Can someone make a list of things I would need to get a TCT ready to run. I was going to go to harbor freight tools and get some of the connectors.


----------



## DarkLore (Jan 25, 2009)

gthorpe2 said:


> Can someone make a list of things I would need to get a TCT ready to run. I was going to go to harbor freight tools and get some of the connectors.


You will find very little at Harbor Freight. You will be able to get a compressor (& filters), a compressor air hose, a quick connect for the hose, and some thread tape from there. They do not carry the rest of the parts needed.

Review the following link and image. It shows the basic parts used for a pneumatic. The thread described earlier by Randy has an image to show how these things connect up. They can be triggered by a controller, or simply by applying power to the valve.

Monster Guts










Basically...

• A cylinder (verify the port size. common would be 1/8 or 1/4)
• A pneumatic (solenoid) valve. These are normally 12vdc, 24vdc, or 110v (household). Whatever the power...that's how you activate it.
• Fittings for the valve outputs to connect to the tubing
• Fittings for the valve exhaust ports
• Fittings for the to connect tubing to the cylinder.
• Tubing to match your fittings.
• Some type of brackets to attach the cylinder to a fixed point or pivots. In some cases, you can improvise. (My popup columns have cylinders directly screwed into the wood frame. Works fine for that purpose.)

The link and image show a popup kit sold by MonsterGuts. There are other supporters of the forum that sell kits and parts.

Simplest way...buy a kit for your first one. Otherwise....you'll probably find you ordered the wrong fitting sizes for your cylinder, etc. I'd also suggest you attend a local group meeting (make-n-take)...and ask someone to show you.


----------



## Psyc0 Walrus (Sep 1, 2009)

DarkLore said:


> You will find very little at Harbor Freight.

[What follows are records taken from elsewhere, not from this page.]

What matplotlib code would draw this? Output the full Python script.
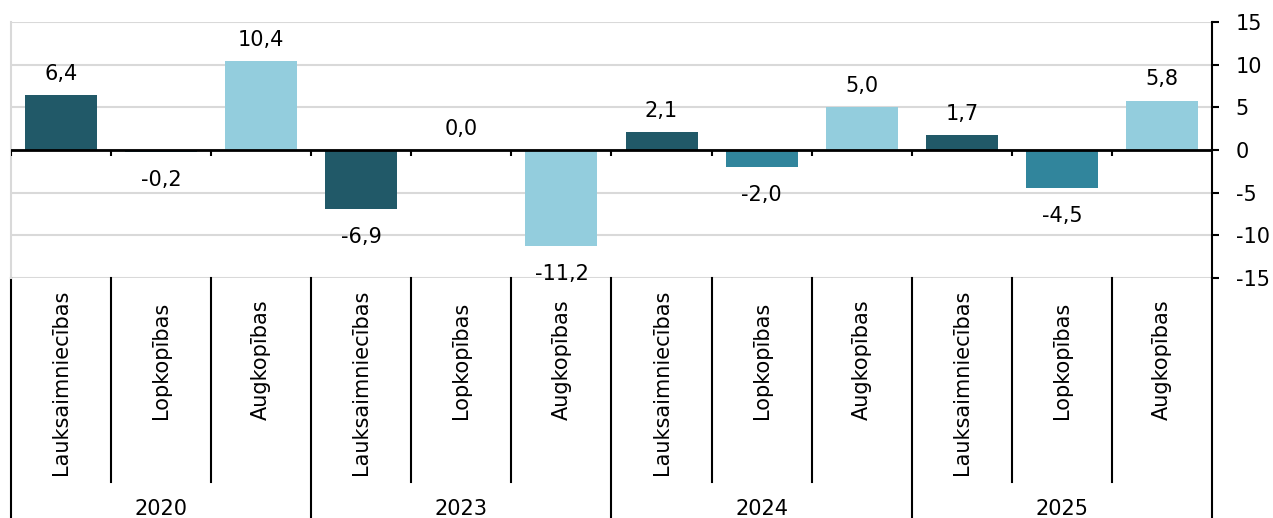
import matplotlib.pyplot as plt
from matplotlib.transforms import blended_transform_factory

plt.rcParams['axes.unicode_minus'] = False

# donnees
years = ['2020', '2023', '2024', '2025']
sectors = ['Lauksaimniecības', 'Lopkopības', 'Augkopības']
values = [6.4, -0.2, 10.4,
          -6.9, 0.0, -11.2,
          2.1, -2.0, 5.0,
          1.7, -4.5, 5.8]
colors_sector = ['#215968', '#31859C', '#93CDDD']

FS = 15
W, H = 1273, 518
fig = plt.figure(figsize=(W / 100, H / 100), dpi=100)
ax = fig.add_axes([11 / W, 1 - 278 / H, (1212 - 11) / W, (278 - 22) / H])

n = len(values)
xs = list(range(n))
bar_colors = [colors_sector[i % 3] for i in xs]
ax.bar(xs, values, width=0.72, color=bar_colors, zorder=2)

ax.set_xlim(-0.5, n - 0.5)
ax.set_ylim(-15, 15)
ax.set_yticks(range(-15, 16, 5))
ax.yaxis.tick_right()
ax.tick_params(axis='y', length=5, width=1.5, pad=12, labelsize=FS, color='black')
ax.set_xticks([])
ax.grid(axis='y', color='#d9d9d9', linewidth=1.5, zorder=0)
ax.set_axisbelow(True)

for s in ['top', 'bottom']:
    ax.spines[s].set_visible(False)
ax.spines['left'].set_color('#d9d9d9')
ax.spines['left'].set_linewidth(1.5)
ax.spines['right'].set_color('black')
ax.spines['right'].set_linewidth(1.5)

# ligne du zero et petites graduations
ax.axhline(0, color='black', linewidth=2, zorder=3)
ax.vlines([i - 0.5 for i in range(n)], -0.75, 0, color='black', linewidth=1.5, zorder=3)

# etiquettes de valeurs
for x, v in zip(xs, values):
    txt = f'{v:.1f}'.replace('.', ',')
    if v >= 0:
        ax.annotate(txt, (x, v), xytext=(0, 11), textcoords='offset points',
                    ha='center', va='baseline', fontsize=FS)
    else:
        ax.annotate(txt, (x, v), xytext=(0, -13), textcoords='offset points',
                    ha='center', va='top', fontsize=FS)

# axe de categories multi-niveaux
tr = blended_transform_factory(ax.transData, fig.transFigure)
def fy(py):
    return 1 - py / H

for i in range(n + 1):
    x = i - 0.5
    if i % 3 == 0:
        ax.plot([x, x], [fy(278), fy(518)], color='black', linewidth=1.5,
                transform=tr, clip_on=False)
    else:
        ax.plot([x, x], [fy(278), fy(482)], color='black', linewidth=1.5,
                transform=tr, clip_on=False)

for i in range(n):
    name = sectors[i % 3]
    if len(name) > 12:
        ax.text(i, fy(290), name, rotation=90, ha='center', va='top',
                fontsize=FS, transform=tr)
    else:
        ax.text(i, fy(360), name, rotation=90, ha='center', va='center',
                fontsize=FS, transform=tr)

for g, y in enumerate(years):
    ax.text(3 * g + 1, fy(509), y, ha='center', va='center', fontsize=FS, transform=tr)

fig.savefig('out.png', dpi=100)
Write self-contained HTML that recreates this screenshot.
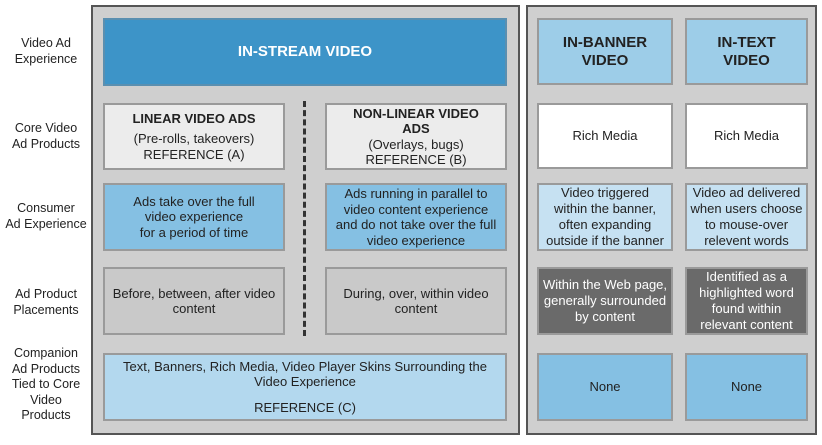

You will be able to get a compressor (& filters), a compressor air hose, a quick connect for the hose, and some thread tape from there. They do not carry the rest of the parts needed.
> 
> Review the following link and image. It shows the basic parts used for a pneumatic. The thread described earlier by Randy has an image to show how these things connect up. They can be triggered by a controller, or simply by applying power to the valve.
> 
> ...


Im probably buying one off of DarkShadows for cheaper lol and i cant go to meet n' takes im only 14 lol


----------



## scarymovie (Feb 14, 2010)

Good luck making one Psych0 Walrus it looks complicated to make!


----------



## papabear (Nov 30, 2009)

I'm a couple months late on this but, I went to the local pneumatics supply store for my first pneumatic prop this year and told them what I was doing. (If you catch them at a busy time offer to come back.) The people behind the counter are very helpful to get you started and will let you know everyting you need. With a good relationship, they will be invaluable as a local supplier. And, if you have trouble, you can return or exchange the items there.--That's for what it's worth.


----------



## stagehand1975 (Feb 22, 2010)

Home depot now sells a small compressor for under $100. It is perfect for a single prop and it is much quieter than a pancake compressor. Sorry I don't have a link.


----------